There something fundamentally wrong with life that has turned itself into a role to play rather than a person to be. “Afraid that our inner light will be extinguished or our inner darkness exposed, we hide our true identities from each other. In the process, we become separated from our own souls. We end up living divided lives, so far removed from the truth we hold within that we cannot know the “integrity that comes from being what you are.” (Thomas Merton)
I believe the appeal of great literature is that it reveals the true soul of man, by going behind our masks and roles and veils. In “C. S. Lewis’s classic Chronicles of Narnia, we read about a magic wardrobe through which young Peter, Susan, Edmund, and Lucy pass from their humdrum existence in the English countryside into a parallel universe of light and shadow, of mystery and moral demand, confronting the daunting and bracing challenges of the inner journey.’ I have never doubted the truth of the Narnia tales: that magic wardrobe was in my bedroom, too! But when we turn from literature to life, this charming feature of childhood soon disappears, to be replaced by an adult pathology. As the outer world becomes more demanding (and today it presses in on children at an obscenely early age) we stop going to our rooms, shutting the door, walking into the wardrobe, and entering the world of the soul.” (Parker Palmer)
The hypocritical Pharisees are called “play actors.” Jesus said, “Watch out for hypocrisy.” Why? Because the outside does not match the inside.
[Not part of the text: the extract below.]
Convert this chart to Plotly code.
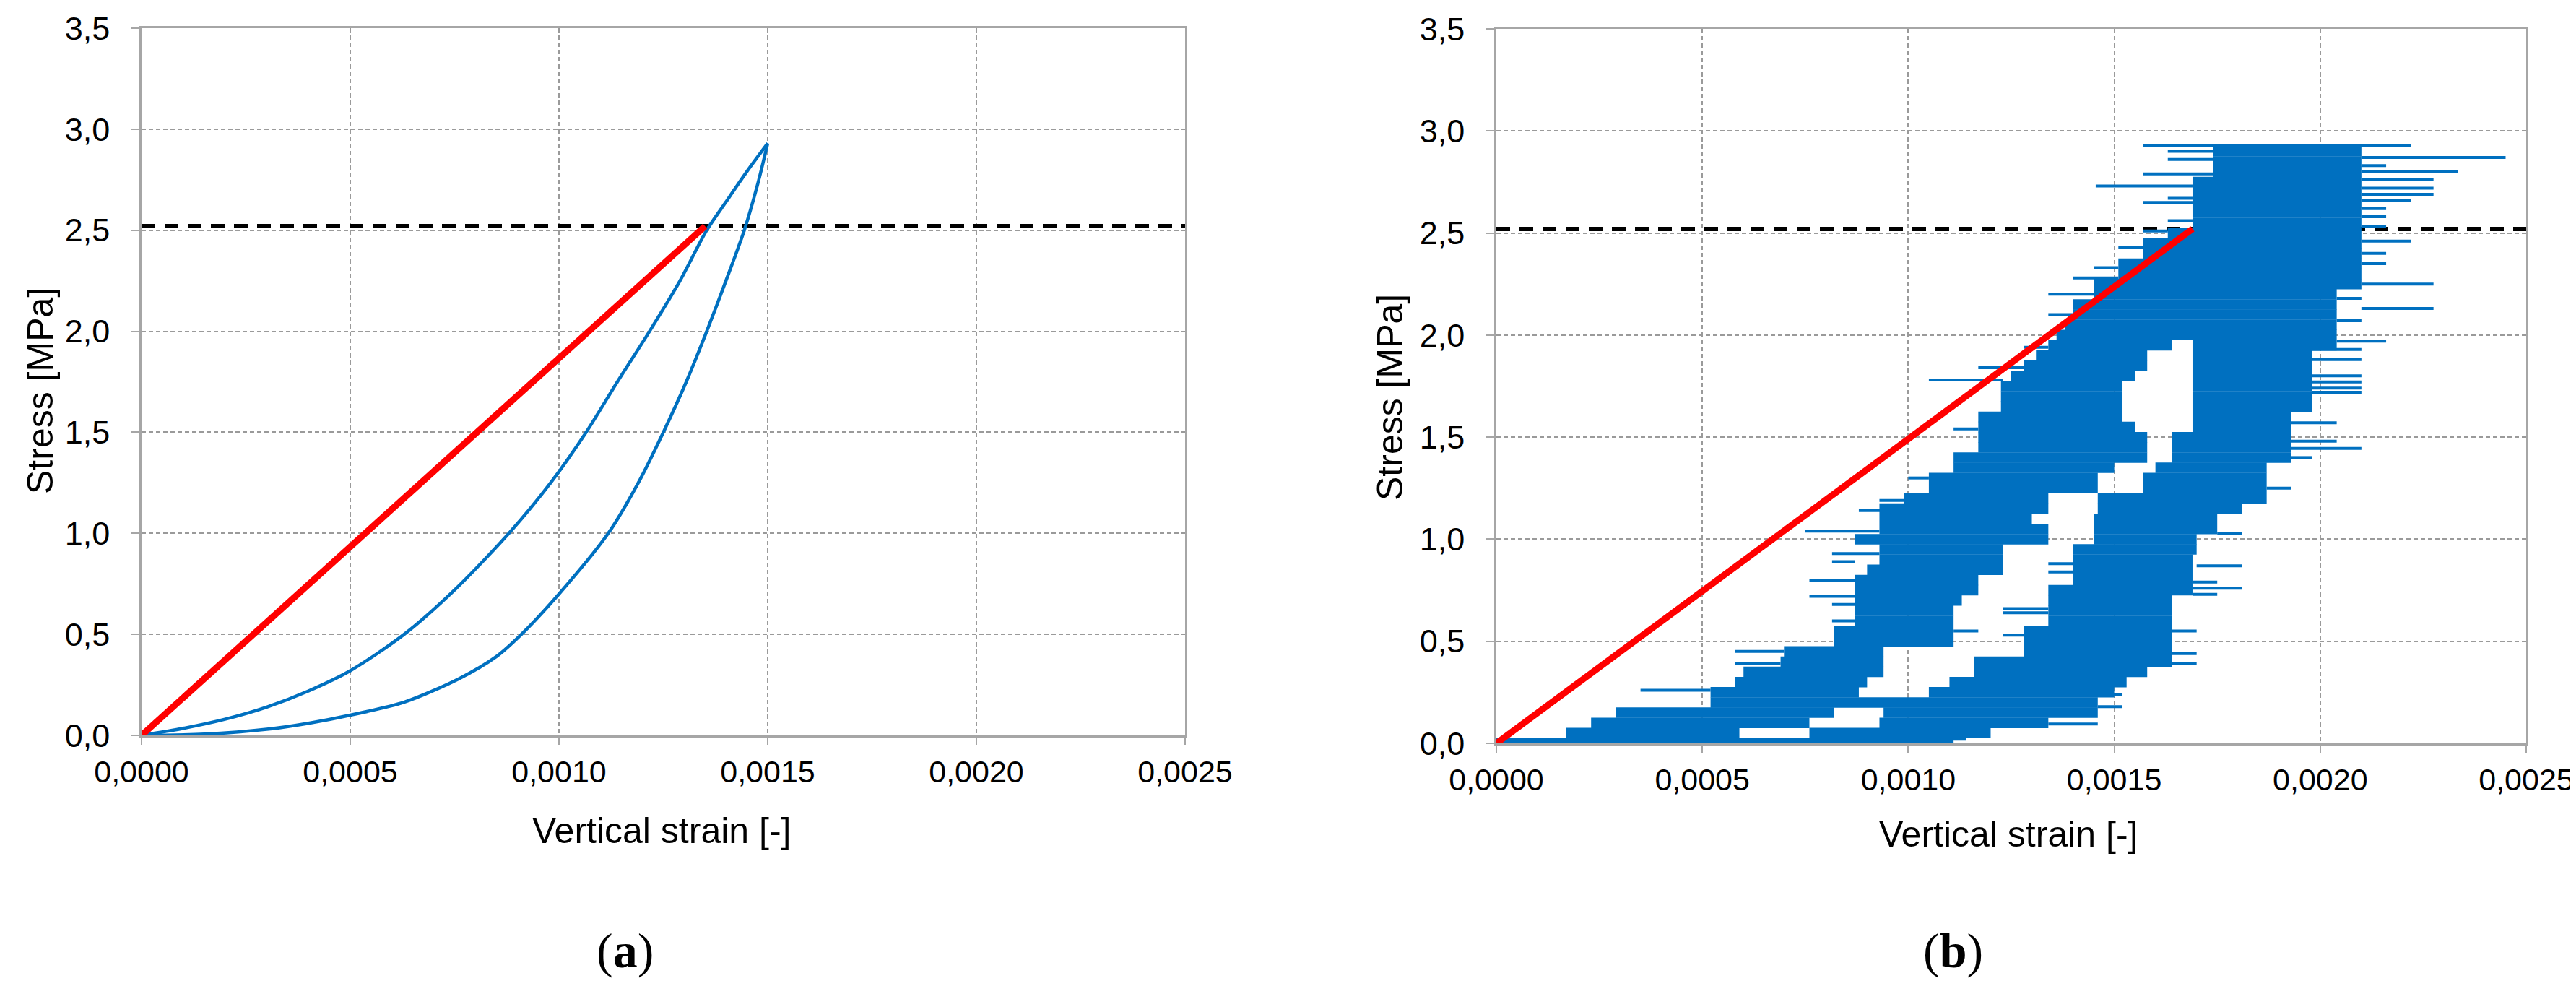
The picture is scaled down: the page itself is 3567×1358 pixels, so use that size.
import plotly.graph_objects as go

# ---------------- shared axis data ----------------
x_tick_vals = [0.0, 0.0005, 0.0010, 0.0015, 0.0020, 0.0025]
x_tick_text = ["0,0000", "0,0005", "0,0010", "0,0015", "0,0020", "0,0025"]
y_tick_vals = [0.0, 0.5, 1.0, 1.5, 2.0, 2.5, 3.0, 3.5]
y_tick_text = ["0,0", "0,5", "1,0", "1,5", "2,0", "2,5", "3,0", "3,5"]
x_range = [0.0, 0.0025]
y_range = [0.0, 3.5]
ref_stress = 2.52          # dashed horizontal reference level [MPa]

# ---------------- panel (a) ----------------
a_upper_strain = [0.0, 0.00010, 0.00020, 0.00030, 0.00040, 0.00050, 0.000629,
                  0.00075, 0.00088, 0.00098, 0.001065, 0.00114, 0.001217, 0.00129,
                  0.001354, 0.00140, 0.00145, 0.00150]
a_upper_stress = [0.0, 0.035, 0.08, 0.14, 0.22, 0.32, 0.50,
                  0.72, 1.00, 1.25, 1.50, 1.75, 2.00, 2.25,
                  2.50, 2.64, 2.79, 2.93]
a_lower_strain = [0.0, 0.00015, 0.00030, 0.00040, 0.00050, 0.00063, 0.00076, 0.00085, 0.00091,
                  0.00100, 0.001118, 0.00119, 0.00125, 0.001305, 0.001354,
                  0.00140, 0.001444, 0.001475, 0.00150]
a_lower_stress = [0.0, 0.006, 0.03, 0.06, 0.10, 0.165, 0.28, 0.39, 0.50,
                  0.70, 1.00, 1.25, 1.50, 1.75, 2.00,
                  2.25, 2.50, 2.72, 2.93]
a_secant_strain = [0.0, 0.00135]
a_secant_stress = [0.0, 2.52]

# ---------------- panel (b) ----------------
# dense band of noisy readings: stress level, first and second covered strain interval
b_band_stress = [0.00, 0.05, 0.10, 0.15, 0.20, 0.25, 0.30, 0.35, 0.40, 0.45,
                 0.50, 0.55, 0.60, 0.65, 0.70, 0.75, 0.80, 0.85, 0.90, 0.95,
                 1.00, 1.05, 1.10, 1.15, 1.20, 1.25, 1.30, 1.35, 1.40, 1.45,
                 1.50, 1.55, 1.60, 1.65, 1.70, 1.75, 1.80, 1.85, 1.90, 1.95,
                 2.00, 2.05, 2.10, 2.15, 2.20, 2.25, 2.30, 2.35, 2.40, 2.45,
                 2.50, 2.55, 2.60, 2.65, 2.70, 2.75, 2.80, 2.85, 2.90]
b_band1_from = [0.0, 0.00017, 0.00023, 0.00029, 0.00052, 0.00052, 0.00058, 0.00060, 0.00069, 0.00070,
                0.00082, 0.00082, 0.00087, 0.00087, 0.00087, 0.00087, 0.00087, 0.00090, 0.00093, 0.00093,
                0.00087, 0.00093, 0.00093, 0.00093, 0.00099, 0.00105, 0.00105, 0.00111, 0.00111, 0.00117,
                0.00117, 0.00117, 0.00117, 0.001225, 0.001225, 0.001225, 0.00125, 0.00128, 0.00131, 0.00134,
                0.00136, 0.00138, 0.00140, 0.00140, 0.00145, 0.00145, 0.00151, 0.00151, 0.00157, 0.00157,
                0.00163, 0.00169, 0.00169, 0.00169, 0.00169, 0.00169, 0.00174, 0.00174, 0.00174]
b_band1_to = [0.00111, 0.00059, 0.00076, 0.00082, 0.00146, 0.00088, 0.00090, 0.00094, 0.00094, 0.00094,
              0.00111, 0.00111, 0.00111, 0.00111, 0.00113, 0.00117, 0.00117, 0.00123, 0.00123, 0.00123,
              0.00134, 0.00134, 0.00130, 0.00134, 0.00134, 0.00146, 0.00146, 0.00150, 0.00158, 0.00158,
              0.00158, 0.00155, 0.00152, 0.00152, 0.00152, 0.00152, 0.00155, 0.00158, 0.00158, 0.00164,
              0.00204, 0.00204, 0.00204, 0.00204, 0.00204, 0.00210, 0.00210, 0.00210, 0.00210, 0.00210,
              0.00210, 0.00210, 0.00210, 0.00210, 0.00210, 0.00210, 0.00210, 0.00210, 0.00210]
b_band2_from = [None, 0.00076, 0.00093, 0.00094, None, 0.00105, 0.00110, 0.00116, 0.00116, 0.00128,
                0.00128, 0.00128, 0.00134, 0.00134, 0.00134, 0.00134, 0.00140, 0.00140, 0.00140, 0.00140,
                0.00145, 0.00145, 0.00145, 0.00146, 0.00146, 0.00157, 0.00157, 0.00160, 0.00164, 0.00164,
                0.00164, 0.00169, 0.00169, 0.00169, 0.00169, 0.00169, 0.00169, 0.00169, 0.00169, 0.00169,
                None, None, None, None, None, None, None, None, None, None,
                None, None, None, None, None, None, None, None, None]
b_band2_to = [None, 0.00120, 0.00134, 0.00146, None, 0.00150, 0.00153, 0.00158, 0.00164, 0.00164,
              0.00164, 0.00164, 0.00164, 0.00164, 0.00164, 0.00169, 0.00169, 0.00169, 0.00169, 0.00170,
              0.00170, 0.00175, 0.00175, 0.00181, 0.00187, 0.00187, 0.00187, 0.00187, 0.00193, 0.00193,
              0.00193, 0.00193, 0.00193, 0.00198, 0.00198, 0.00198, 0.00198, 0.00198, 0.00198, 0.00204,
              None, None, None, None, None, None, None, None, None, None,
              None, None, None, None, None, None, None, None, None]
# isolated single readings sticking out of the band
b_whisker_stress = [2.93, 2.90, 2.87, 2.86, 2.83, 2.80, 2.79, 2.76, 2.73, 2.72,
                    2.69, 2.67, 2.66, 2.65, 2.62, 2.58, 2.56, 2.53, 2.51, 2.46,
                    2.43, 2.40, 2.35, 2.33, 2.28, 2.25, 2.20, 2.18, 2.13, 2.10,
                    2.07, 1.97, 1.94, 1.93, 1.88, 1.84, 1.80, 1.78, 1.77, 1.74,
                    1.72, 1.57, 1.54, 1.48, 1.445, 1.40, 1.30, 1.25, 1.19, 1.14,
                    1.04, 1.03, 0.93, 0.89, 0.88, 0.87, 0.84, 0.80, 0.79, 0.76,
                    0.73, 0.72, 0.68, 0.66, 0.64, 0.60, 0.55, 0.55, 0.53, 0.45,
                    0.44, 0.39, 0.39, 0.26, 0.24, 0.18, 0.095, 0.02]
b_whisker_from = [0.00157, 0.00163, 0.00210, 0.00163, 0.00210, 0.00210, 0.00157, 0.00210, 0.001455, 0.00210,
                  0.00210, 0.00163, 0.00210, 0.00157, 0.00210, 0.00210, 0.00163, 0.00210, 0.00157, 0.00210,
                  0.00151, 0.00210, 0.00210, 0.00145, 0.00140, 0.00210, 0.00134, 0.00204, 0.00210, 0.00134,
                  0.00204, 0.00204, 0.00128, 0.00198, 0.00198, 0.00117, 0.00198, 0.00105, 0.00198, 0.00198,
                  0.00198, 0.00193, 0.00111, 0.00193, 0.00193, 0.00193, 0.00100, 0.00187, 0.00093, 0.00088,
                  0.00075, 0.00175, 0.000815, 0.000815, 0.00134, 0.00170, 0.00134, 0.00076, 0.00169, 0.00169,
                  0.00169, 0.00076, 0.000815, 0.00123, 0.00123, 0.000815, 0.00111, 0.00164, 0.00123, 0.00058,
                  0.00164, 0.00058, 0.00164, 0.00035, 0.00146, 0.00146, 0.00134, 0.0]
b_whisker_to = [0.00222, 0.00174, 0.00245, 0.00174, 0.00216, 0.002335, 0.00174, 0.002275, 0.00169, 0.002275,
                0.002275, 0.00169, 0.00222, 0.00169, 0.00216, 0.00216, 0.00169, 0.00216, 0.00163, 0.00222,
                0.00157, 0.00216, 0.00216, 0.00151, 0.00151, 0.002275, 0.00145, 0.00210, 0.002275, 0.00140,
                0.00210, 0.00216, 0.00134, 0.00210, 0.00210, 0.00128, 0.00210, 0.00123, 0.00210, 0.00210,
                0.00210, 0.00204, 0.00117, 0.00204, 0.00210, 0.00198, 0.00105, 0.00193, 0.00099, 0.00099,
                0.00093, 0.00181, 0.00093, 0.00087, 0.00140, 0.00181, 0.00140, 0.00087, 0.00175, 0.00181,
                0.00175, 0.00087, 0.00087, 0.00134, 0.00134, 0.00087, 0.00117, 0.00170, 0.00134, 0.00070,
                0.00170, 0.00069, 0.00170, 0.00052, 0.00152, 0.00152, 0.00146, 0.00114]
b_secant_strain = [0.0, 0.00169]
b_secant_stress = [0.0, 2.52]

# ---------------- styling ----------------
BLUE = "#0070C0"
RED = "#FF0000"
AXIS_GRAY = "#A6A6A6"
GRID_GRAY = "#9A9A9A"
FONT = "Liberation Sans, Arial, sans-serif"
W, H = 3567, 1358


def segments(ys, x0s, x1s):
    xs, yy = [], []
    for y, a, b in zip(ys, x0s, x1s):
        if a is None:
            continue
        xs += [a, b, None]
        yy += [y, y, None]
    return xs, yy


fig = go.Figure()

# panel (a)
fig.add_trace(go.Scatter(x=x_range, y=[ref_stress, ref_stress], mode="lines",
                         line=dict(color="black", width=6, dash="19px,13px"),
                         xaxis="x", yaxis="y", showlegend=False))
fig.add_trace(go.Scatter(x=a_upper_strain, y=a_upper_stress, mode="lines",
                         line=dict(color=BLUE, width=4.5, shape="spline", smoothing=0.8),
                         xaxis="x", yaxis="y", showlegend=False))
fig.add_trace(go.Scatter(x=a_lower_strain, y=a_lower_stress, mode="lines",
                         line=dict(color=BLUE, width=4.5, shape="spline", smoothing=0.8),
                         xaxis="x", yaxis="y", showlegend=False))
fig.add_trace(go.Scatter(x=a_secant_strain, y=a_secant_stress, mode="lines",
                         line=dict(color=RED, width=9),
                         xaxis="x", yaxis="y", showlegend=False))

# panel (b)
fig.add_trace(go.Scatter(x=x_range, y=[ref_stress, ref_stress], mode="lines",
                         line=dict(color="black", width=6, dash="19px,13px"),
                         xaxis="x2", yaxis="y2", showlegend=False))
bx1, by1 = segments(b_band_stress, b_band1_from, b_band1_to)
bx2, by2 = segments(b_band_stress, b_band2_from, b_band2_to)
fig.add_trace(go.Scatter(x=bx1 + bx2, y=by1 + by2, mode="lines",
                         line=dict(color=BLUE, width=14.5),
                         xaxis="x2", yaxis="y2", showlegend=False))
wx, wy = segments(b_whisker_stress, b_whisker_from, b_whisker_to)
fig.add_trace(go.Scatter(x=wx, y=wy, mode="lines",
                         line=dict(color=BLUE, width=4),
                         xaxis="x2", yaxis="y2", showlegend=False))
fig.add_trace(go.Scatter(x=b_secant_strain, y=b_secant_stress, mode="lines",
                         line=dict(color=RED, width=9),
                         xaxis="x2", yaxis="y2", showlegend=False))

xaxis_common = dict(range=x_range, tickvals=x_tick_vals, ticktext=x_tick_text,
                    showgrid=True, gridcolor=GRID_GRAY, gridwidth=1.5, griddash="6px,4px",
                    showline=True, linecolor=AXIS_GRAY, linewidth=3, mirror=True,
                    ticks="outside", ticklen=10, tickcolor=AXIS_GRAY, tickwidth=1.5,
                    tickfont=dict(family=FONT, size=43, color="black"),
                    ticklabelstandoff=0, zeroline=False, fixedrange=True, automargin=False)
yaxis_common = dict(range=y_range, tickvals=y_tick_vals, ticktext=y_tick_text,
                    showgrid=True, gridcolor=GRID_GRAY, gridwidth=1.5, griddash="6px,4px",
                    showline=True, linecolor=AXIS_GRAY, linewidth=2.5, mirror=True,
                    ticks="outside", ticklen=12, tickcolor=AXIS_GRAY, tickwidth=1.5,
                    tickfont=dict(family=FONT, size=45, color="black"),
                    ticklabelstandoff=20, zeroline=False, fixedrange=True, automargin=False)

ann_common = dict(xref="paper", yref="paper", xanchor="center", yanchor="middle", showarrow=False)
fig.update_layout(
    width=W, height=H,
    margin=dict(l=0, r=0, t=0, b=0, autoexpand=False),
    paper_bgcolor="white", plot_bgcolor="white",
    xaxis=dict(domain=[188 / W, 1633 / W], anchor="y", **xaxis_common),
    yaxis=dict(domain=[1 - 1010 / H, 1 - 31 / H], anchor="x", **yaxis_common),
    xaxis2=dict(domain=[2064 / W, 3490 / W], anchor="y2", **xaxis_common),
    yaxis2=dict(domain=[1 - 1021 / H, 1 - 32 / H], anchor="x2", **yaxis_common),
    annotations=[
        dict(text="Stress [MPa]", x=48 / W, y=1 - 533 / H, textangle=-90,
             font=dict(family=FONT, size=50, color="black"), **ann_common),
        dict(text="Stress [MPa]", x=1917 / W, y=1 - 542 / H, textangle=-90,
             font=dict(family=FONT, size=50, color="black"), **ann_common),
        dict(text="Vertical strain [-]", x=908 / W, y=1 - 1142 / H,
             font=dict(family=FONT, size=50, color="black"), **ann_common),
        dict(text="Vertical strain [-]", x=2773 / W, y=1 - 1147 / H,
             font=dict(family=FONT, size=50, color="black"), **ann_common),
        dict(text="(<b>a</b>)", x=857 / W, y=1 - 1308 / H,
             font=dict(family="Liberation Serif, Times New Roman, serif", size=68, color="black"),
             **ann_common),
        dict(text="(<b>b</b>)", x=2696 / W, y=1 - 1308 / H,
             font=dict(family="Liberation Serif, Times New Roman, serif", size=68, color="black"),
             **ann_common),
    ],
)

fig.write_html("out.html")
We are not whole. We are living a divided life. “Watch out for the yeast of the Pharisees. I’m talking about their hypocrisy. Nothing has been covered that will not be exposed. Whatever is secret will be made known.” (Luke 12:1-2) This seems to indicate that the inside will eventually be exposed. I used to think this was a negative about our faults, because I heard sermons on God exposing all our sins on a giant screen in the sky. Now I see this exposure totally differently. It is a good thing, because our true self will come out and we will be whole again. And Jesus goes on: “Whatever you have said in the dark will be heard in the daylight. Whatever you have whispered in private rooms will be shouted from the housetops.” This seems to apply to everyone. If this is true then we all will come back to our souls and be whole. When this happens the human race will become “one new man.” This is my hope out of the dark place of my divided life.
Definitely worth pondering. I love your ending thought: “Now I see this exposure totally differently. It is a good thing,because our true self will come out and we will be whole again.” Ahh…to be whole! Don’t we all long for that? And the acceptance of such “real” selves?